Mörön, les ombres longues
Mörön est une bourgade de 50 000 âmes, mais le désert n’est jamais très loin, il suffit de marcher deux heures vers une montagne pour être de nouveau seul au monde, à l’exception de quelques yourtes. Les villes mongoles sont comme des bâteaux au milieu d’un océan de steppe. Lumière puissante, ombres longues, la nuit tombe et en surgissent les néons des commerces. C’est dans celui qui dit pub, kitch, sympa et vide, qu’on va prendre une bière avec le voisin, Choka.
Il y a quelques années Choka a lancé Dream Radio, c’est 101.5 si jamais vous passez à Mörön. Au début c’était un moyen détourné d’adresser des chansons à son ex. Les bières transvasées, il nous propose d’aller downtown pour passer au studio, au dernier étage d’un des quelques grattes ciels de cinq étages que compte le centre. Ce soir là, Mörön écoute Charles Trenet, il a un paquet de sons.
Les dernières heures du jour son un spectacle à Mörön. Puisque j’ai élu domicile dans la banlieue est, on ne se refait pas, la poussière des pistes se transforme en nuage d’or sur fond de soleil couchant qui irradie aussi les montagnes voisines et le monde du jeune berger de 20h.
Après une semaine à Mörön, j’ai quand même eu le sentiment d’avoir fait le tour de la question, et j’ai songé à mettre les voiles. Mais ça voulait dire laisser en chantier ma structrure sextagonale et ses colones de pot de fleurs en bouteilles recyclées qui constituait la raison d’être de mon volontariat et comme j’aime bien finir ce que j’ai commencé j’ai décidé de donner à Mörön une semaine de plus.
Bien m’en a pris, j’ai fini par développer une relative complicité avec la famille de la guesthouse malgré l’impossibilité de communiquer avec des mots.
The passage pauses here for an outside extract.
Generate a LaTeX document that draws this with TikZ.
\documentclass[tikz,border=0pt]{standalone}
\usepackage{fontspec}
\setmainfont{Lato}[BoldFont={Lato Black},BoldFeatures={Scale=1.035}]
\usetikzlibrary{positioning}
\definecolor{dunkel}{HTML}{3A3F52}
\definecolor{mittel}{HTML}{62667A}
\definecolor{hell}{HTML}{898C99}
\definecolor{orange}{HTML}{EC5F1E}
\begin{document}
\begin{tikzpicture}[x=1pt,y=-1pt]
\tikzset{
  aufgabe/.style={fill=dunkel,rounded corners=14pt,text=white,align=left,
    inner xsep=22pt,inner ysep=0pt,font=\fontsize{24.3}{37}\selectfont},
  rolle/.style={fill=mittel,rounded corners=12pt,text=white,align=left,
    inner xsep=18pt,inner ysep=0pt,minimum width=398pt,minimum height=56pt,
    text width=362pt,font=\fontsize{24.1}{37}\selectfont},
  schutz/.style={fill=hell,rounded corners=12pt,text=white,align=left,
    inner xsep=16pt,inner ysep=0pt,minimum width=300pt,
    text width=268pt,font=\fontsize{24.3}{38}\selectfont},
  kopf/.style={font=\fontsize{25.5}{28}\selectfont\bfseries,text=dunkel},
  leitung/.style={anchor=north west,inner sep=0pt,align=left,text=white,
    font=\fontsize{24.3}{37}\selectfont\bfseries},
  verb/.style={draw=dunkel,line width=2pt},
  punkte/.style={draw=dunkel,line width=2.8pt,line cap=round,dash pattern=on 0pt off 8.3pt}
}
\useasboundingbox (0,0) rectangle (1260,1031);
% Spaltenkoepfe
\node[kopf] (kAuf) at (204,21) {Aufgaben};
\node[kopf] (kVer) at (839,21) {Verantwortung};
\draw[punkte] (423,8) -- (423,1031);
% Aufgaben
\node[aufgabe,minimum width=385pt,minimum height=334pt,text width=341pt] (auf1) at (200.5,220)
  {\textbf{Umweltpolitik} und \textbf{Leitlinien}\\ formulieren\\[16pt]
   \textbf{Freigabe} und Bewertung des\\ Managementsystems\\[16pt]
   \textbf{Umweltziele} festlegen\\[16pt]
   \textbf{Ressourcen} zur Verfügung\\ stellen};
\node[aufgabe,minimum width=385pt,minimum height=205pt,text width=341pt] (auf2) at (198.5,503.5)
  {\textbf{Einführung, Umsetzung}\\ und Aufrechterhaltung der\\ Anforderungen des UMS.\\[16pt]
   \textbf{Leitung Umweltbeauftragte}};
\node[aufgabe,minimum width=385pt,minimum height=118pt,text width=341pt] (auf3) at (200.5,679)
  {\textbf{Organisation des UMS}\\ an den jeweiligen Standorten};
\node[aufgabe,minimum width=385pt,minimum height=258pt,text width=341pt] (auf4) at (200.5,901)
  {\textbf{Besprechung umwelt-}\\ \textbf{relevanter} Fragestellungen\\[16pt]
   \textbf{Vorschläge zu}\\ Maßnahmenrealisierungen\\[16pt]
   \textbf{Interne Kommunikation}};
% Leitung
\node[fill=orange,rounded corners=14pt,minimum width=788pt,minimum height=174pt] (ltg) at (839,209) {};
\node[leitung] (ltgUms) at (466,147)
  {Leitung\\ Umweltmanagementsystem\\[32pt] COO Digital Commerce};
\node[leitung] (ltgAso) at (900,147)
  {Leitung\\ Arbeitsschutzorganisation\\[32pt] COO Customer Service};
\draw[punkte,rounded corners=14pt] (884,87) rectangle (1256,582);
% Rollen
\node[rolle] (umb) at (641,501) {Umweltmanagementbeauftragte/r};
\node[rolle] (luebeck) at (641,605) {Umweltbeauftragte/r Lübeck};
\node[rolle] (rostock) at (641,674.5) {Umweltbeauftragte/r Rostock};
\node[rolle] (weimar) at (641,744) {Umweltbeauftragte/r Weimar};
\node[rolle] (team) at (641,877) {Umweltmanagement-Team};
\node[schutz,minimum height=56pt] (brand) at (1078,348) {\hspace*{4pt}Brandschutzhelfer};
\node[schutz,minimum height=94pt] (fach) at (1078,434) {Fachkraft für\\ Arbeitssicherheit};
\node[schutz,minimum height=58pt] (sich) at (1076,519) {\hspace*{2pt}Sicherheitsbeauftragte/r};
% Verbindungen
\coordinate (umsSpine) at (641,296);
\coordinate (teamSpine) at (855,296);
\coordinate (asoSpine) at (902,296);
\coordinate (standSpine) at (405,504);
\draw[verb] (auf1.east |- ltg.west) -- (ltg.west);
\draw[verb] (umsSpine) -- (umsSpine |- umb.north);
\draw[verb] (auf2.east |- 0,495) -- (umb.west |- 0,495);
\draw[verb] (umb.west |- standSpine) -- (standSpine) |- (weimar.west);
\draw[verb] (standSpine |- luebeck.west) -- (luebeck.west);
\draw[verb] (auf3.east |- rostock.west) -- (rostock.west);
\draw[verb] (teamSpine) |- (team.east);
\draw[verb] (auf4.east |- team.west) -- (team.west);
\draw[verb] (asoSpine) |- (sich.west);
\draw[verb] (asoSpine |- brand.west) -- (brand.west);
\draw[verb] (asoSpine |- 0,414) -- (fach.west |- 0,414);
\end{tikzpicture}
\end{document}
Et puis Saraa, la gérante anglophone, a fini par revenir et on a pu cuisiner et discuter un peu ensemble. C’est une femme engagée sur tous les fronts qui va se présenter en indépendante aux élections locales.
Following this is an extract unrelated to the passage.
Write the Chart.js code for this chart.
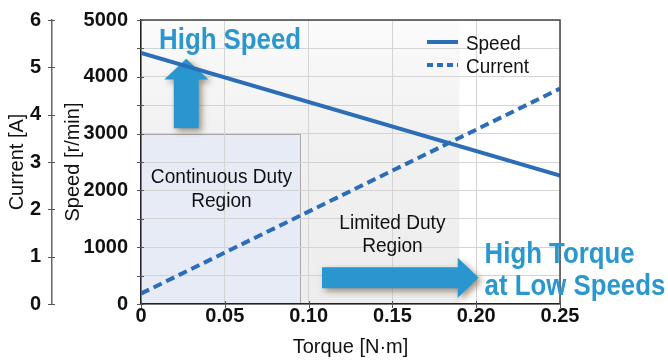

Un soir on est allé avec Choka et deux autres copains faire un karaoké, depuis le temps que j’en rêvais. A une table, deux nomades descendus en ville interprêtaient les hits de l’opéra variété mongol avec des envolées lyriques dignes de ce qu’ils avaient déjà bu. Dans notre alcôve, il y avait déjà quasiement autant de vodka sur la table que dans le dernier cul sec qu’on s’était jeté et mes amis se sont prêtés à l’exercice en habitués. Pukho voudrait que la prochaine fois que je repasse par Mörön je lui ramène un zippo, il rêve d’allumer ses clopes comme un cow boy.
Le dernier jour, mes deux amis du karaoké m’ont emmené à la rivière, c’est l’endroit où on passe ses dimanches après midis l’été. Une ronde de gens chantent derrière nous, décidément, c’est quelque chose ici. Ils m’ont parlé de femmes et on a été s’envoyer des boodz, les raviolis locaux à la viande et son gras, et on a passé un bien bel après midi.
Avant de partir de la guesthouse se matin là, Sandoya m’a préparé le petit déjeuner. On n’a pas parlé plus que d’habitude parcequ’on pouvait toujours pas mais on se comprenait en silence comme deux vieux. Elle savait que je préférais les oeufs bien grillés et moi je savais quee je devais aller faire un tour à la fontaine pour remplir le bac à eau. Au moment de se dire au revoir on ne savait pas trop comment faire mais quand j’ai proposé l’accolade ça lui allait aussi pour conclure qu’on avait passé de bons moments ensemble. Elle m’a regardé du pas de la porte jusqu’à ce que je monte dans le taxi en lui adressant un dernier coucou.